We're all facing very real problems, like the unraveling American economy, the amplification of existential horror that is living under late capitalism, and the fact that there's just too many goddamn shows and at this point you're probably never gonna get around to Altered Carbon. Our national blood pressure is cranked up, our collective anxiety is raging, and the last thing we want is to have to deal with are topics that make us deeply uncomfortable.

While feeling guilty for being white is whiny and pointless, feeling horror as a white person who comes to accept the truth of institutionalized racism in America is a natural and appropriate reaction. And who wants to add that into their daily anxiety sandwich? Who among us with the privilege to opt of of racial politics really wants to face the reality that America is a horrorscape for most people of color and other marginalized groups?

But guess the fuck what? The horrorscape is real and ignoring it means people dying, suffering, stagnating. And for you, it means living a lie. But dealing with that means more horror, more anxiety. Nothing remotely like the horror and anxiety faced by marginalized groups in this country, keep in mind. But it still triggers our defense mechanisms, and we look for every possible way to excuse ourselves from dealing with it. I know I do. 

So we latch on to narratives like Russia and Cambridge Analytica and we do everything we can to absolve ourselves. It was their fault Trump won, it was their sophisticated, magical ability to manipulate people that made them vote for him. When we talk about mass shootings, we don't address the racism and misogyny at the heart of the problem because we really don't want to deal with those things. We talk almost exclusively about gun control, which is certainly important, but will be useless by itself, for the same reason: we just think it'll be too hard.

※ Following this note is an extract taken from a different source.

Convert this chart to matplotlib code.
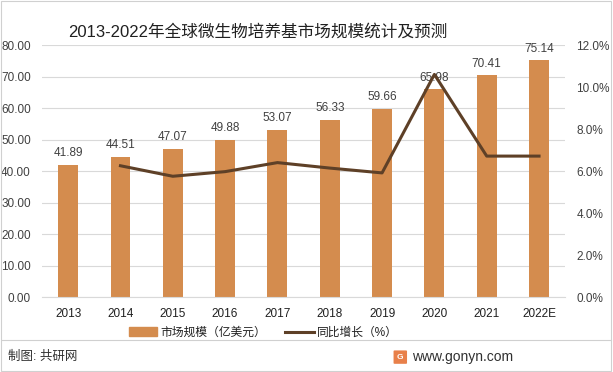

Just to be clear, as much as this post is me yelling at other white people, like, I both understand why this avoidance happens and am completely guilty of it myself.  I'm on a soap box, not a pedestal. Maybe the only reason I'm even a little comfortable talking about it is that a lifetime of depression and anxiety means the idea of an inherent problem that'll probably take a lifetime of daily work to fix is, you know, in my wheelhouse.  That and the fact that I've been trying to talk about my own privilege and racism with other white people for a few years now, and I've gotten very slightly more used to the discomfort. I don't mean to sound like I'm saying "oh it's great because I'm woke af now," because I'm definitely not, I still fuck things up and say dumb shit without meaning to. I find myself acting on unconscious biases every day. But it doesn't change the fact that we have to deal with institutional racism, and a huge part of doing that involves a level of self-reflection that white people are not used to. This is a problem that will already take generations to fix. Dragging our feet translates into human suffering. 

It's good that most people don't want to be racist, but white people get uncomfortable around this topic mostly because we think admitting that we have biases is the same as admitting that you're a bad person. That's why racists always say that being white and anti-racist means you have white guilt, because the assumption is that by saying you have some level of racist social programming, you're saying that you're a bad person, and that isn't the case.  We live in a racist society, so it's impossible to not get a big fat dose of programming when you're growing up, especially if you're white. The system is larger than you, older than you by centuries, and designed to keep you unaware of its existence. You're only a bad person if you know about it and choose to do nothing. 

Our choice is simple: deal with our own racism and privilege at the cost of our comfort, or continuing ignoring it at the cost of our souls.